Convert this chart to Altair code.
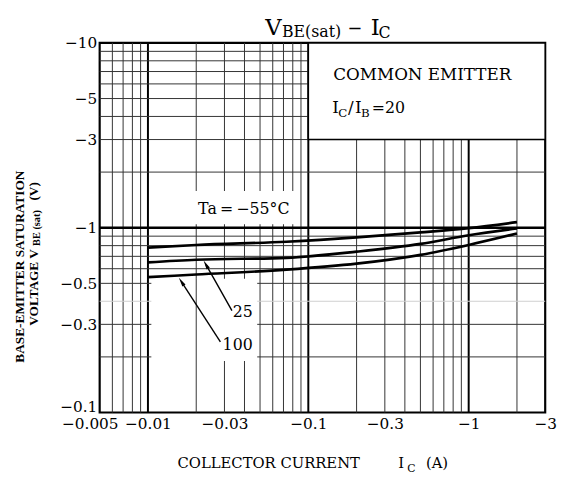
import altair as alt
import pandas as pd

SERIF = "DejaVu Serif"
NARROW = "Liberation Serif"
W, H = 452, 375

# ---- data -------------------------------------------------------------
ic_a = [0.01, 0.02, 0.073, 0.2, 0.5, 1, 2]
vbe_m55 = [0.78, 0.806, 0.84, 0.886, 0.943, 0.995, 1.072]
vbe_25 = [0.649, 0.671, 0.687, 0.742, 0.817, 0.91, 0.99]
vbe_100 = [0.54, 0.558, 0.593, 0.639, 0.713, 0.807, 0.93]
series_names = ["-55", "25", "100"]

x_tick_values = [0.005, 0.01, 0.03, 0.1, 0.3, 1, 3]
y_tick_values = [0.1, 0.3, 0.5, 1, 3, 5, 10]
X_DOMAIN = [0.005, 3]
Y_DOMAIN = [0.1, 10]

x_grid_minor = [0.006, 0.007, 0.008, 0.009, 0.02, 0.03, 0.04, 0.05, 0.06,
                0.07, 0.08, 0.09, 0.2, 0.3, 0.4, 0.5, 0.6, 0.7, 0.8, 0.9, 2]
x_grid_major = [0.01, 0.1, 1]
y_grid_minor = [0.2, 0.3, 0.5, 0.6, 0.7, 0.8, 0.9, 2, 3, 4, 5, 6, 7, 8, 9]
y_grid_faint = [0.4]
y_grid_major = [1]

# annotation anchors (data coordinates)
ta_label = {"x": [0.0396], "y": [1.266], "t": ["Ta\u2009=\u2009\u221255\u00b0C"]}
num_labels = {"x": [0.045, 0.045], "y": [0.349, 0.233], "t": ["25", "100"]}
arrows = {"x": [0.0334, 0.0283], "y": [0.356, 0.241],
          "x2": [0.02306, 0.01623], "y2": [0.629, 0.5077], "a": [330, 327]}
masks = {"x": [0.013, 0.0105], "x2": [0.087, 0.048],
         "y": [1.045, 0.19], "y2": [1.58, 0.53]}
extra_lines = {"v": [0.02], "lo": [0.19], "hi": [0.53]}
box = {"x": [0.1], "x2": [3], "y": [3], "y2": [10]}

# ---- build tables ----------------------------------------------------------
curves = pd.DataFrame({
    "ic": ic_a * 3,
    "vbe": vbe_m55 + vbe_25 + vbe_100,
    "series": sum([[s] * len(ic_a) for s in series_names], []),
})
vgrid = pd.DataFrame({
    "v": x_grid_minor + x_grid_major,
    "w": [1] * len(x_grid_minor) + [2] * len(x_grid_major),
    "c": ["#333333"] * len(x_grid_minor) + ["#000000"] * len(x_grid_major),
    "lo": Y_DOMAIN[0], "hi": Y_DOMAIN[1],
})
hgrid = pd.DataFrame({
    "v": y_grid_minor + y_grid_faint + y_grid_major,
    "w": [1] * len(y_grid_minor) + [1] * len(y_grid_faint) + [2.5] * len(y_grid_major),
    "c": ["#333333"] * len(y_grid_minor) + ["#cfcfcf"] * len(y_grid_faint)
         + ["#000000"] * len(y_grid_major),
    "lo": X_DOMAIN[0], "hi": X_DOMAIN[1],
})

xs = alt.Scale(type="log", domain=X_DOMAIN, nice=False)
ys = alt.Scale(type="log", domain=Y_DOMAIN, nice=False)

lab_expr = "'\u2212' + format(datum.value, '~g')"
x_axis = alt.Axis(values=x_tick_values, labelExpr=lab_expr, grid=False, ticks=False,
                  domain=False, title="", labelPadding=4, labelFontSize=15.5,
                  labelFont=SERIF, labelColor="black", labelFlush=False,
                  labelOverlap=False, labelBound=False,
                  labelOffset={"condition": {"test": "datum.value < 0.006", "value": -10},
                               "value": 0})
y_axis = alt.Axis(values=y_tick_values, labelExpr=lab_expr, grid=False, ticks=False,
                  domain=False, title="", labelPadding=3, labelFontSize=15.5,
                  labelFont=SERIF, labelColor="black", labelOverlap=False,
                  labelBound=False, labelFlush=False,
                  labelOffset={"condition": {"test": "datum.value < 0.15", "value": -6},
                               "value": 0})


def X(field):
    return alt.X(field, type="quantitative", scale=xs, axis=x_axis)


def Y(field):
    return alt.Y(field, type="quantitative", scale=ys, axis=y_axis)


vgrid_layer = alt.Chart(vgrid).mark_rule().encode(
    x=X("v"), y=Y("lo"), y2="hi:Q",
    strokeWidth=alt.StrokeWidth("w:Q", scale=None),
    color=alt.Color("c:N", scale=None),
)
hgrid_layer = alt.Chart(hgrid).mark_rule().encode(
    y=Y("v"), x=X("lo"), x2="hi:Q",
    strokeWidth=alt.StrokeWidth("w:Q", scale=None),
    color=alt.Color("c:N", scale=None),
)
mask_layer = alt.Chart(pd.DataFrame(masks)).mark_rect(color="white").encode(
    x=X("x"), x2="x2:Q", y=Y("y"), y2="y2:Q",
)
extra_layer = alt.Chart(pd.DataFrame(extra_lines)).mark_rule(color="#333333", strokeWidth=1).encode(
    x=X("v"), y=Y("lo"), y2="hi:Q",
)
box_layer = alt.Chart(pd.DataFrame(box)).mark_rect(fill="white", stroke="black", strokeWidth=1.6).encode(
    x=X("x"), x2="x2:Q", y=Y("y"), y2="y2:Q",
)
curve_layer = alt.Chart(curves).mark_line(color="black", strokeWidth=2.7, interpolate="monotone").encode(
    x=X("ic"), y=Y("vbe"), detail="series:N",
)
arrow_layer = alt.Chart(pd.DataFrame(arrows)).mark_rule(color="black", strokeWidth=1.4).encode(
    x=X("x"), x2="x2:Q", y=Y("y"), y2="y2:Q",
)
head_layer = alt.Chart(pd.DataFrame(arrows)).mark_point(
    shape="M0,-1L0.36,0.8L-0.36,0.8Z", filled=True, color="black", size=110, opacity=1).encode(
    x=X("x2"), y=Y("y2"), angle=alt.Angle("a:Q", scale=None),
)
ta_layer = alt.Chart(pd.DataFrame(ta_label)).mark_text(
    font=SERIF, fontSize=16, color="black", align="center", baseline="middle").encode(
    x=X("x"), y=Y("y"), text="t:N")
num_layer = alt.Chart(pd.DataFrame(num_labels)).mark_text(
    font=SERIF, fontSize=16, color="black", align="right", baseline="middle").encode(
    x=X("x"), y=Y("y"), text="t:N")


def label(text, x, y, size, align="left", baseline="alphabetic", angle=0, font=SERIF,
          weight="normal"):
    return alt.Chart(pd.DataFrame({"t": [text]})).mark_text(
        align=align, baseline=baseline, fontSize=size, font=font, angle=angle,
        fontWeight=weight, color="black").encode(text="t:N", x=alt.value(x), y=alt.value(y))


texts = [
    # chart title  V_BE(sat) - I_C
    label("V", 168, -8, 23),
    label("BE(sat)", 185, -6, 16),
    label("\u2212", 259, -9, 18, align="center"),
    label("I", 275, -8, 23),
    label("C", 283, -5, 16),
    # legend box
    label("COMMON EMITTER", 237, 38, 17),
    label("I", 236, 71, 17),
    label("C", 242, 75, 12),
    label("/", 252, 71, 17),
    label("I", 259, 71, 17),
    label("B", 265, 75, 12),
    label("=20", 276, 71, 16),
    # x title
    label("COLLECTOR CURRENT", 79, 431, 15),
    label("I", 303, 431, 15),
    label("C", 312, 435, 11),
    label("(A)", 331, 431, 15),
    # y title (rotated)
    label("BASE-EMITTER SATURATION", -81, 227, 13.5, align="center", baseline="middle",
          angle=270, font=NARROW, weight="bold"),
    label("VOLTAGE  V", -67, 287, 13.5, align="left", baseline="middle", angle=270,
          font=NARROW, weight="bold"),
    label("BE (sat)", -63.5, 206, 10.5, align="left", baseline="middle", angle=270,
          font=NARROW, weight="bold"),
    label("(V)", -67, 160, 13.5, align="left", baseline="middle", angle=270,
          font=NARROW, weight="bold"),
]

chart = alt.layer(
    vgrid_layer, hgrid_layer, mask_layer, extra_layer, box_layer,
    curve_layer, arrow_layer, head_layer, ta_layer, num_layer, *texts
).properties(
    width=W, height=H,
    padding={"left": 93, "top": 32, "right": 14, "bottom": 62},
    autosize=alt.AutoSizeParams(type="none"),
    background="white",
).configure_view(stroke="black", strokeWidth=2.2)

chart.save("out.html", embed_options={"renderer": "svg", "actions": False})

#### [INSTRUCTIONS FOR THE TASK]
Take the material above from its first line through the line holding "Y_DOMAIN = [0.1, 10]" and set it down exactly, without the pictures.

#### [ANSWER TO THIS TASK]
Convert this chart to Altair code.
import altair as alt
import pandas as pd

SERIF = "DejaVu Serif"
NARROW = "Liberation Serif"
W, H = 452, 375

# ---- data -------------------------------------------------------------
ic_a = [0.01, 0.02, 0.073, 0.2, 0.5, 1, 2]
vbe_m55 = [0.78, 0.806, 0.84, 0.886, 0.943, 0.995, 1.072]
vbe_25 = [0.649, 0.671, 0.687, 0.742, 0.817, 0.91, 0.99]
vbe_100 = [0.54, 0.558, 0.593, 0.639, 0.713, 0.807, 0.93]
series_names = ["-55", "25", "100"]

x_tick_values = [0.005, 0.01, 0.03, 0.1, 0.3, 1, 3]
y_tick_values = [0.1, 0.3, 0.5, 1, 3, 5, 10]
X_DOMAIN = [0.005, 3]
Y_DOMAIN = [0.1, 10]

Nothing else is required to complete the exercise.